Conforming to this new paradigm takes a lot of work. Lek, a pure Thai bar girl, charms the men at the Rainbow Bar in the sleaze quarters of Bangkok. Since arriving in the big city, she has methodically eradicated all connections to her rural Asian past. The first to go was her flat, northeastern nose. For $240, a doctor raised the bridge to give her a Western profile. Then, Lek laid out $1,200 for plumper, silicone-filled breasts. Now, the 22-year-old is saving to have her eyes made rounder. By the time she has finished her plastic surgery, Lek will have lost all traces of the classical Thai beauty that propelled her from a poor village to the brothels of Bangkok. But she is confident her new appearance will attract more customers. "I look more like a luk kreung, and that's more beautiful," she says.
A few blocks away from Rainbow Bar, a local pharmacy peddles eight brands of whitening cream, including Luk Kreung Snow White Skin.
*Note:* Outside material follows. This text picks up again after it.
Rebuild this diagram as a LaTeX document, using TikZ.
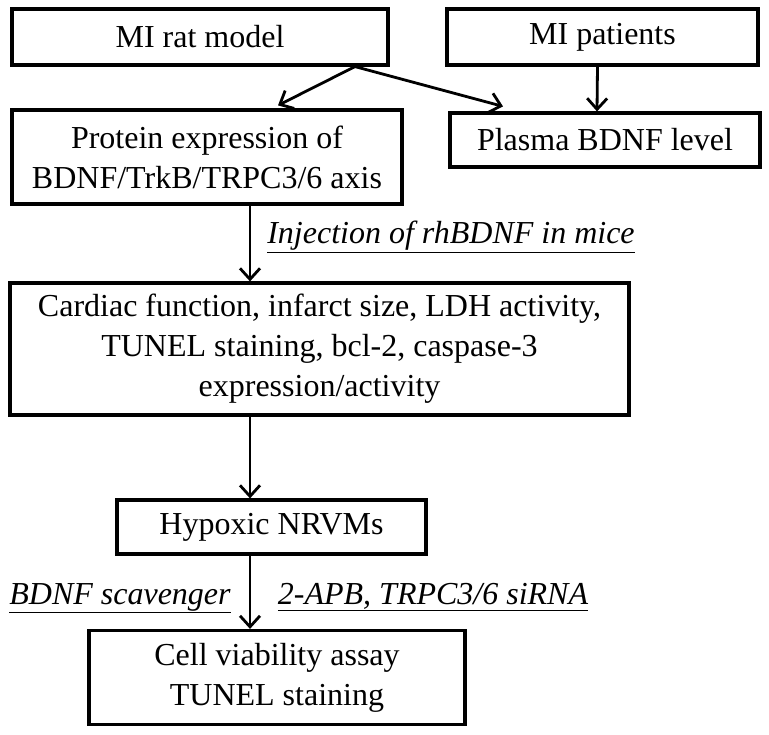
\documentclass[tikz,border=0pt]{standalone}
\usepackage{fontspec}
\setmainfont{Liberation Serif}
\usetikzlibrary{arrows.meta,positioning}
\tikzset{
  basic/.style  = {draw, rectangle, inner sep=0pt, align=center,
                   font=\fontsize{32}{40}\selectfont},
  stage/.style  = {basic, line width=3.2pt},
  note/.style   = {inner sep=0pt, font=\fontsize{32}{40}\selectfont\itshape},
  flow/.style   = {line width=2.8pt,
                   -{Straight Barb[length=11pt,width=20pt,line width=2.8pt]}}
}

\begin{document}
\begin{tikzpicture}[x=1pt,y=-1pt]
\useasboundingbox (0,0) rectangle (769,735);

% top row, the two sources
\node[stage, minimum width=376pt, minimum height=56pt] (rat) at (200,37) {MI rat model};
\node[stage, minimum width=311pt, minimum height=56pt] (pat) at (602.5,37) {MI patients};

% second row
\node[stage, minimum width=390pt, minimum height=94pt] (prot) at (207,157)
  {Protein expression of\\BDNF/TrkB/TRPC3/6 axis};
\node[stage, minimum width=310pt, minimum height=54pt] (plas) at (605,140) {Plasma BDNF level};

% the main column
\node[stage, minimum width=619pt, minimum height=132pt] (card) at (319.5,349)
  {Cardiac function, infarct size, LDH activity,\\TUNEL staining, bcl-2, caspase-3\\expression/activity};
\node[stage, minimum width=309pt, minimum height=54pt] (hyp) at (271.5,527) {Hypoxic NRVMs};
\node[stage, minimum width=376pt, minimum height=94pt] (cell) at (277,677.5)
  {Cell viability assay\\TUNEL staining};

% treatments along the arrows
\node[note, anchor=base] (inj) at (451,244) {\underline{Injection of rhBDNF in mice}};
\node[note, anchor=base] (scav) at (120,604) {\underline{BDNF scavenger}};
\node[note, anchor=base] (apb) at (433,604) {\underline{2-APB, TRPC3/6 siRNA}};

% arrows
\coordinate (axis) at (250,0);
\draw[flow] ([xshift=155pt]rat.south) -- ([xshift=71pt,yshift=3pt]prot.north);
\draw[flow] ([xshift=155pt]rat.south) -- ([xshift=-102pt,yshift=5pt]plas.north);
\draw[flow] ([xshift=-5pt]pat.south) -- ([xshift=-8pt]plas.north);
\draw[flow] (prot.south -| axis) -- (card.north -| axis);
\draw[flow] (card.south -| axis) -- (hyp.north -| axis);
\draw[flow] (hyp.south -| axis) -- (cell.north -| axis);
\end{tikzpicture}
\end{document}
In Tokyo, where the Eurasian trend first kicked off more than three decades ago, loosening medical regulations have meant a proliferation of quick-fix surgery, like caucasian-style double eyelids and more pronounced noses. On Channel V and mtv, a whole host of veejays look ethnically mixed only because they've gone under the knife. "There's a real pressure here to look mixed," says one Asian veejay in Singapore. "Even though we're Asians broadcasting in Asia, we somehow still think that Western is better." That sentiment worries Asians and Eurasians. "More than anything, I'm proud to be Thai," says Willy McIntosh, a 30-year-old Thai-Scottish TV personality, who spent six months as a monk contemplating his role in society. "When I hear that people are dyeing their hair or putting in contacts to look like me, it scares me. The Thai tradition that I'm most proud of is disappearing."
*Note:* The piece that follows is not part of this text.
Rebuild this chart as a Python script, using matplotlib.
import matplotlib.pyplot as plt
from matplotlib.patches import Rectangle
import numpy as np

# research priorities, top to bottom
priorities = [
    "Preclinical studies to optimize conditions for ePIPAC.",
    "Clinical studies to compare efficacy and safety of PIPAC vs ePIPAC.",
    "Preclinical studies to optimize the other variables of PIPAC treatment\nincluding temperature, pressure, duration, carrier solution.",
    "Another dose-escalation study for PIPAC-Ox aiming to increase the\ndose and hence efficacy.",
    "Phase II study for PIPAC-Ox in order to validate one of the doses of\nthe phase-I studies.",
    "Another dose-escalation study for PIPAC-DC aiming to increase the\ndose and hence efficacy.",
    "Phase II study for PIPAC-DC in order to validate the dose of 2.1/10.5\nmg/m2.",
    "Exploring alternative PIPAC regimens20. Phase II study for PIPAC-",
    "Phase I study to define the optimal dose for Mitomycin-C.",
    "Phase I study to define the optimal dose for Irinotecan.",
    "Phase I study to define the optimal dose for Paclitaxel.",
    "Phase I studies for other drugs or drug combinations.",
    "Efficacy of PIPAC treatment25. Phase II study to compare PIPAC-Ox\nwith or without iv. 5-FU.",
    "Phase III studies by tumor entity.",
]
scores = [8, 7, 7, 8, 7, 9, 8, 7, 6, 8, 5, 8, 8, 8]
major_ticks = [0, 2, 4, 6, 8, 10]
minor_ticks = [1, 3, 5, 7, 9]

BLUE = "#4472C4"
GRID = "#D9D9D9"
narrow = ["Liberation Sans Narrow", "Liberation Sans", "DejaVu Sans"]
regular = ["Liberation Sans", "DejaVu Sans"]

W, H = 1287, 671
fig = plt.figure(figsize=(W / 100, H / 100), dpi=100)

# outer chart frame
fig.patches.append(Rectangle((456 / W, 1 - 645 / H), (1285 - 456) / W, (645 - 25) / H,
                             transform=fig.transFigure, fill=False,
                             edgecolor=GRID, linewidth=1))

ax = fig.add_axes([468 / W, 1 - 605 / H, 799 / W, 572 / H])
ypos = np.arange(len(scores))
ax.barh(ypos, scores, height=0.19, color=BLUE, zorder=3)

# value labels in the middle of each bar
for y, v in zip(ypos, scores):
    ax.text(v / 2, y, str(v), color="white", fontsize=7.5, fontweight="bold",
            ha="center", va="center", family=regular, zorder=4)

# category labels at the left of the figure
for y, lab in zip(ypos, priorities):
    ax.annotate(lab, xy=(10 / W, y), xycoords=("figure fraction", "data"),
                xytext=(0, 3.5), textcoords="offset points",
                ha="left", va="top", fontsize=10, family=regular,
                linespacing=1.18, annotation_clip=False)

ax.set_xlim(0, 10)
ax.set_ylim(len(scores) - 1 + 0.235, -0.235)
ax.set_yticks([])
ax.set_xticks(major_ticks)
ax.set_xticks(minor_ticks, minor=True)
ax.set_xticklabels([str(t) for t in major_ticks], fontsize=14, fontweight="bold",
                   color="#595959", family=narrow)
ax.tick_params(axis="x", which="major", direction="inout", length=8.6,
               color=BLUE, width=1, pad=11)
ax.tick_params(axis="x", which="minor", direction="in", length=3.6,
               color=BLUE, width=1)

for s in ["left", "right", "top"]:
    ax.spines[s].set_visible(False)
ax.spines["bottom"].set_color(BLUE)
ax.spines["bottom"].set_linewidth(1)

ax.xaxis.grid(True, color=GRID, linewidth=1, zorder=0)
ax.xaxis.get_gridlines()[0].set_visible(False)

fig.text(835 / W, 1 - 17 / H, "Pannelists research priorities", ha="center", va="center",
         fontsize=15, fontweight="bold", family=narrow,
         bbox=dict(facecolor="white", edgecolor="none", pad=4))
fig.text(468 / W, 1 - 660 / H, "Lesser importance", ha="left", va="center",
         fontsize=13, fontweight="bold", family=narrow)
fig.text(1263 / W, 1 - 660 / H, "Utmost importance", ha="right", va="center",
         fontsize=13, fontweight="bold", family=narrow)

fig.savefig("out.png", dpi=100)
In many Asian countries—Japan, Malaysia, Thailand—the Eurasian craze coincides with a resurgent nationalism. Those two seemingly contradictory trends are getting along just fine. "Face it, the West is never going to stop influencing Asia," says performance artist Needa. "But at the same time, the East will never cease to influence the West, either." In the 2000 U.S. census, nearly 7 million people identified themselves as multiracial, and 15% of births in California are of mixed heritage. Crouching Tiger, Hidden Dragon, the Oscar-winning kung fu flick, was more popular in Middle America than it was in the Middle Kingdom. In Hollywood, where Eurasian actors once were relegated to buck-toothed Oriental roles, the likes of Keanu Reeves, Dean Cain and Phoebe Cates play leading men and women, not just the token Asian. East and West have met, and the simple boxes we use for human compartmentalization are overflowing, mixing, blending. Not all of us can win four consecutive major golf titles, but we are, indeed, more like Tiger Woods with every passing generation.